------ INFORMATION SUPPLIED ------

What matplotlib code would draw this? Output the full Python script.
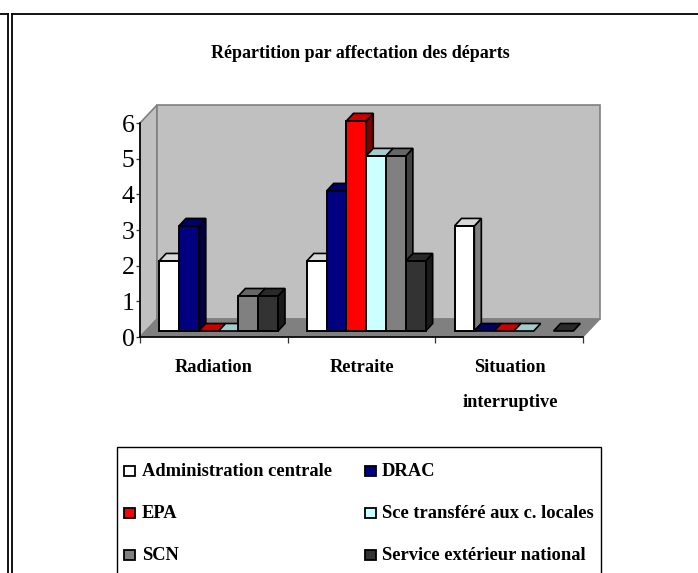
import numpy as np
import matplotlib
matplotlib.use('Agg')
import matplotlib.pyplot as plt
from matplotlib.patches import Polygon, Rectangle
from matplotlib.lines import Line2D

categories = ['Radiation', 'Retraite', 'Situation\ninterruptive']
series_names = ['Administration centrale', 'DRAC', 'EPA',
                'Sce transféré aux c. locales', 'SCN', 'Service extérieur national']
admin_centrale = [2, 2, 3]
drac = [3, 4, 0]
epa = [0, 6, 0]
sce_transfere = [0, 5, 0]
scn = [1, 5, np.nan]
service_ext = [1, 2, 0]
yticks = [0, 1, 2, 3, 4, 5, 6]

series = [admin_centrale, drac, epa, sce_transfere, scn, service_ext]
colors = ['#ffffff', '#000080', '#ff0000', '#ccffff', '#808080', '#333333']
tops = ['#d8d8d8', '#000066', '#cc0000', '#a3cccc', '#666666', '#292929']
sides = ['#808080', '#000040', '#800000', '#668080', '#404040', '#1a1a1a']

W, H = 698, 573
FONT = 'Liberation Serif'

fig = plt.figure(figsize=(W / 100, H / 100), dpi=100)

# axes = plan avant du graphique (pixels 140-583 / 123-337)
ax = fig.add_axes([140 / W, 1 - 337 / H, 443 / W, 214 / H])
ax.set_xlim(0, 3)
ax.set_ylim(0, 6)
ax.patch.set_visible(False)
for s in ax.spines.values():
    s.set_visible(False)

# conversion des decalages en pixels vers unites de donnees
ux = 3 / 443
uy = 6 / 214
depth_x = 17 * ux
depth_y = 18 * uy

def poly(pts, fc, ec='none', lw=0, z=1):
    ax.add_patch(Polygon(pts, closed=True, facecolor=fc, edgecolor=ec,
                         linewidth=lw, zorder=z, clip_on=False))

# murs et sol
poly([(0, 0), (depth_x, depth_y), (depth_x, 6 + depth_y), (0, 6)], '#c0c0c0', '#808080', 1.2)
poly([(depth_x, depth_y), (3 + depth_x, depth_y), (3 + depth_x, 6 + depth_y), (depth_x, 6 + depth_y)],
     '#c0c0c0', '#808080', 1.2)
poly([(0, 0), (3, 0), (3 + depth_x, depth_y), (depth_x, depth_y)], '#808080', '#808080', 0.8)

# axes avant
ax.add_line(Line2D([0, 3], [0, 0], color='black', lw=1.2, zorder=2, clip_on=False))
ax.add_line(Line2D([0, 0], [0, 6], color='black', lw=1.2, zorder=2, clip_on=False))

# barres 3D
bar_w = 19.8 * ux
bar_dx = 7 * ux
bar_dy = 7.5 * uy
base = 6 * uy
start = 19.2 * ux
for i, vals in enumerate(series):
    for j, v in enumerate(vals):
        if np.isnan(v):
            continue
        x0 = j + start + i * bar_w
        x1 = x0 + bar_w
        y0 = base
        y1 = base + v * 0.982
        z = 3 + j * 10 + i
        if v > 0:
            poly([(x1, y0), (x1 + bar_dx, y0 + bar_dy), (x1 + bar_dx, y1 + bar_dy), (x1, y1)],
                 sides[i], 'black', 1.2, z)
        poly([(x0, y1), (x1, y1), (x1 + bar_dx, y1 + bar_dy), (x0 + bar_dx, y1 + bar_dy)],
             tops[i], 'black', 1.2, z)
        if v > 0:
            poly([(x0, y0), (x1, y0), (x1, y1), (x0, y1)], colors[i], 'black', 1.4, z)

# ticks
ax.set_xticks(range(4))
ax.set_xticklabels([])
ax.set_yticks(yticks)
ax.tick_params(axis='x', length=4.5, width=0.9, color='#333333')
ax.tick_params(axis='y', length=3, width=0.9, pad=1, color='#333333')
for lab in ax.get_yticklabels():
    lab.set_fontfamily(FONT)
    lab.set_fontsize(18.5)

# etiquettes de categories
for j, c in enumerate(categories):
    fig.text((214 + j * 148) / W, 1 - 359.5 / H, c, ha='center', va='top',
             family=FONT, weight='bold', fontsize=13.2, linespacing=2.35)

fig.text(360 / W, 1 - 54 / H, 'Répartition par affectation des départs', ha='center', va='center',
         family=FONT, weight='bold', fontsize=13)

# cadre de la page
for x in (8, 12):
    fig.add_artist(Line2D([x / W, x / W], [0, 1 - 14 / H], color='black', lw=1.3))
fig.add_artist(Line2D([0, 8 / W], [1 - 14 / H] * 2, color='black', lw=1.3))
fig.add_artist(Line2D([12 / W, 1], [1 - 14 / H] * 2, color='black', lw=1.3))

# legende (coupee en bas de l'image)
fig.add_artist(Rectangle((117 / W, -10 / H), 484 / W, (H + 10 - 447) / H, transform=fig.transFigure,
                         facecolor='white', edgecolor='black', linewidth=1))
sw_x = [124, 365]
txt_x = [142, 382]
row_y = [471, 513, 555]
for i, name in enumerate(series_names):
    col = i % 2
    y = row_y[i // 2]
    fig.add_artist(Rectangle((sw_x[col] / W, 1 - (y + 5) / H), 11 / W, 10 / H, transform=fig.transFigure,
                             facecolor=colors[i], edgecolor='black', linewidth=1.3))
    fig.text(txt_x[col] / W, 1 - y / H, name, ha='left', va='center',
             family=FONT, weight='bold', fontsize=13.3)

fig.savefig('out.png', dpi=100)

------

• GIVEN EXERCISE: Repeat only what lies between the start of the data and the end of the line containing "6], color='black', lw=1.2, zorder=2, clip_on=False))", exactly, with pictures left out.

• SOLUTION:
What matplotlib code would draw this? Output the full Python script.
import numpy as np
import matplotlib
matplotlib.use('Agg')
import matplotlib.pyplot as plt
from matplotlib.patches import Polygon, Rectangle
from matplotlib.lines import Line2D

categories = ['Radiation', 'Retraite', 'Situation\ninterruptive']
series_names = ['Administration centrale', 'DRAC', 'EPA',
                'Sce transféré aux c. locales', 'SCN', 'Service extérieur national']
admin_centrale = [2, 2, 3]
drac = [3, 4, 0]
epa = [0, 6, 0]
sce_transfere = [0, 5, 0]
scn = [1, 5, np.nan]
service_ext = [1, 2, 0]
yticks = [0, 1, 2, 3, 4, 5, 6]

series = [admin_centrale, drac, epa, sce_transfere, scn, service_ext]
colors = ['#ffffff', '#000080', '#ff0000', '#ccffff', '#808080', '#333333']
tops = ['#d8d8d8', '#000066', '#cc0000', '#a3cccc', '#666666', '#292929']
sides = ['#808080', '#000040', '#800000', '#668080', '#404040', '#1a1a1a']

W, H = 698, 573
FONT = 'Liberation Serif'

fig = plt.figure(figsize=(W / 100, H / 100), dpi=100)

# axes = plan avant du graphique (pixels 140-583 / 123-337)
ax = fig.add_axes([140 / W, 1 - 337 / H, 443 / W, 214 / H])
ax.set_xlim(0, 3)
ax.set_ylim(0, 6)
ax.patch.set_visible(False)
for s in ax.spines.values():
    s.set_visible(False)

# conversion des decalages en pixels vers unites de donnees
ux = 3 / 443
uy = 6 / 214
depth_x = 17 * ux
depth_y = 18 * uy

def poly(pts, fc, ec='none', lw=0, z=1):
    ax.add_patch(Polygon(pts, closed=True, facecolor=fc, edgecolor=ec,
                         linewidth=lw, zorder=z, clip_on=False))

# murs et sol
poly([(0, 0), (depth_x, depth_y), (depth_x, 6 + depth_y), (0, 6)], '#c0c0c0', '#808080', 1.2)
poly([(depth_x, depth_y), (3 + depth_x, depth_y), (3 + depth_x, 6 + depth_y), (depth_x, 6 + depth_y)],
     '#c0c0c0', '#808080', 1.2)
poly([(0, 0), (3, 0), (3 + depth_x, depth_y), (depth_x, depth_y)], '#808080', '#808080', 0.8)

# axes avant
ax.add_line(Line2D([0, 3], [0, 0], color='black', lw=1.2, zorder=2, clip_on=False))
ax.add_line(Line2D([0, 0], [0, 6], color='black', lw=1.2, zorder=2, clip_on=False))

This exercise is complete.